The real estate investment trust is evaluating the options for its remaining properties, which include Sugarloaf Mountain Resort in Carrabassett Valley, Maine, Okemo Mountain Resort in Ludlow, Vt., and Crested Butte (Colo.) Mountain Resort.
CNL Lifestyle Properties is considering getting out of the snow business, and could sell more than a dozen ski resorts from Maine to California that are worth hundreds of millions of dollars, Boston.com reported.
CNL fully owns 16 resorts, including Sugarloaf Mountain Resort in Carrabassett Valley, Maine; Okemo Mountain Resort in Ludlow, Vt.; Crested Butte in Colorado; Brighton Ski Resort in Utah; and Northstar-at-Tahoe in California, Boston.com reported.
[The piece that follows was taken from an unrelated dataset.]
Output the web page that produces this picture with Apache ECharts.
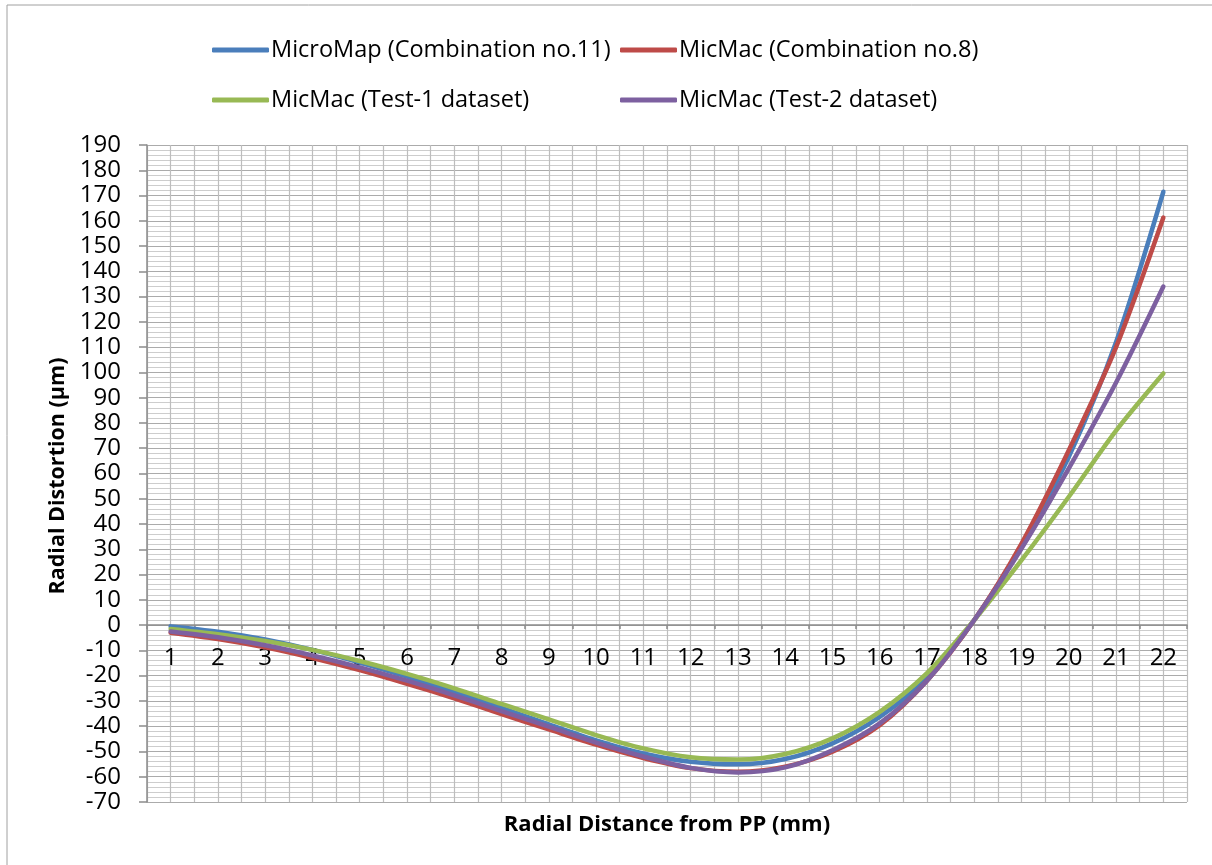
<!DOCTYPE html>
<html>
<head>
<meta charset="utf-8">
<script src="https://cdn.jsdelivr.net/npm/echarts@6/dist/echarts.min.js"></script>
<style>html,body{margin:0;padding:0;background:#fff}#c{width:1212px;height:865px}</style>
</head>
<body>
<div id="c"></div>
<script>
const categories = [1,2,3,4,5,6,7,8,9,10,11,12,13,14,15,16,17,18,19,20,21,22];
const microMap = [-0.5,-2.6,-5.7,-9.8,-14.8,-20.4,-26.4,-32.8,-39.3,-45.6,-50.8,-54.1,-55.1,-53,-46.8,-36.3,-21,2,31.5,66.6,112,171.5];
const micMac8 = [-3,-5.5,-8.8,-13,-17.8,-23.2,-29,-35.2,-41.3,-47.3,-52.6,-56.6,-58,-56,-50.1,-39.6,-22,2,32.3,69.2,110,161.3];
const test1 = [-1.5,-3.6,-6.3,-9.8,-14.2,-19.3,-25,-31.2,-37.3,-43.5,-48.8,-52.3,-53.2,-51,-44.8,-34.3,-19,2,25.7,50.8,77,99.6];
const test2 = [-2.5,-4.8,-8,-12,-16.7,-22,-27.8,-34,-40.2,-46.5,-52,-56.5,-58.3,-56.3,-49.5,-38.9,-22,2,30.3,62,96,134];
const seriesNames = ['MicroMap (Combination no.11)','MicMac (Combination no.8)','MicMac (Test-1 dataset)','MicMac (Test-2 dataset)'];
const seriesColors = ['#4A7EBB','#BE4B48','#98B954','#7D60A0'];
const seriesData = [microMap, micMac8, test1, test2];
const yTitle = 'Radial Distortion (µm)';
const xTitle = 'Radial Distance from PP (mm)';

const FONT = '"Open Sans", "Noto Sans", sans-serif';
const chart = echarts.init(document.getElementById('c'));
const legendPos = [[207,33],[615,33],[207,83],[615,83]];
const ZERO_OFFSET = -480;
const option = {
  backgroundColor:'#fff',
  animation:false,
  grid:{left:147,right:25,top:145,bottom:63,containLabel:false},
  legend: seriesNames.map((n,i)=>({
    data:[{name:n,icon:'roundRect'}], left:legendPos[i][0], top:legendPos[i][1], itemWidth:57, itemHeight:5, itemGap:0,
    textStyle:{fontFamily:FONT,fontSize:23.5,color:'#000',padding:[0,0,0,-3]}
  })),
  xAxis:[{
    type:'value', min:0.5, max:22.5, interval:0.5,
    axisLine:{show:true,onZero:true,lineStyle:{color:'#8c8c8c',width:1.5}},
    axisTick:{show:false},
    axisLabel:{show:false},
    splitLine:{show:true,lineStyle:{color:'#bdbdbd',width:1.2}}
  },{
    type:'value', min:0.5, max:22.5, interval:0.5, position:'top', offset:ZERO_OFFSET,
    axisLine:{show:false,onZero:false},
    axisTick:{show:false},
    axisLabel:{show:true,inside:true,margin:21,fontFamily:FONT,fontSize:24,color:'#000',
      formatter:v=>Number.isInteger(v)?String(categories[v-1]):'', showMinLabel:false, showMaxLabel:false},
    splitLine:{show:false}
  },{
    type:'value', min:0.5, max:22.5, interval:1, position:'top', offset:ZERO_OFFSET,
    axisLine:{show:false,onZero:false},
    axisTick:{show:true,length:4,inside:true,lineStyle:{color:'#8c8c8c',width:1.5}},
    axisLabel:{show:false}, splitLine:{show:false}
  }],
  yAxis:{
    type:'value', min:-70, max:190, interval:10,
    axisLine:{show:true,onZero:false,lineStyle:{color:'#8c8c8c',width:1.5}},
    axisTick:{show:true,length:8,lineStyle:{color:'#8c8c8c',width:1.5}},
    axisLabel:{margin:26,fontFamily:FONT,fontSize:24,color:'#000'},
    splitLine:{show:true,lineStyle:{color:'#ababab',width:1.2}},
    minorTick:{show:false,splitNumber:5},
    minorSplitLine:{show:true,lineStyle:{color:'#cdcdcd',width:1}}
  },
  graphic:[
    {type:'rect',shape:{x:7,y:5,width:1300,height:1000},style:{fill:'none',stroke:'#a0a0a0',lineWidth:1},silent:true},
    {type:'text',x:58,y:476,rotation:Math.PI/2,style:{text:yTitle,font:'bold 21.5px '+FONT,fill:'#000',align:'center',verticalAlign:'middle'}},
    {type:'text',x:667,y:825,style:{text:xTitle,font:'bold 22px '+FONT,fill:'#000',align:'center',verticalAlign:'middle'}}
  ],
  series: seriesNames.map((n,i)=>({
    name:n, type:'line', xAxisIndex:0, smooth:0.3, symbol:'none', color:seriesColors[i],
    lineStyle:{width:4.5,color:seriesColors[i],cap:'round'},
    data: categories.map((c,j)=>[c, seriesData[i][j]])
  }))
};
chart.setOption(option);
</script>
</body>
</html>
If CNL sells them all to one buyer, industry officials say it would be the largest single ski resort transaction in the history of the sport, Boston.com reported.
CNL will evaluate options for its remaining properties including ski resorts, theme parks and marinas ‘‘in the near future,’’ said Steve Rice, senior managing director of CNL Financial Group. Besides selling them, alternatives include a private buyout or listing on a publicly traded exchange, Boston.com reported.
‘‘We’re taking a studied and careful approach,’’ Rice said.
Real estate investment trusts (REITs) are an investment vehicle for a variety of properties including hotels, office buildings and malls, but they are new to the ski industry in the last 15 or so years, Boston.com. There’s only one other REIT that’s a big player in the ski industry, Missouri-based EPR, said Michael Berry, president of the National Ski Areas Association.
CNL was valued at as much as $3 billion in 2012 with ownership of more than 100 water parks, ski resorts, marinas and senior housing developments before the value dropped in the aftermath of a real estate downturn, Boston.com reported.
The REIT is nearing the end of its projected lifespan and anticipates having an ‘‘exit strategy’’ in place by December 31. In June, CNL agreed to sell 48 golf properties for $320 million. In December, it announced an agreement to sell its senior housing for $790 million, Boston.com reported.
Ideally, the remaining ski properties, theme parks and marinas would be sold, and the company enlisted Jefferies LLC, an investment bank, to evaluate options. Any sale wouldn’t have any significant impact on skiers because the resort operators’ long-term leases will remain in place even if the properties change hands, Boston.com reported.
Ski resorts, which are at the mercy of weather and the economy, can be good investments as long the owners have a long investment horizon, said Michael Krongel from Mirus Resort Capital in Burlington, Mass., who’s been involved in buying, selling and developing ski resorts for 45 years, Boston.com reported.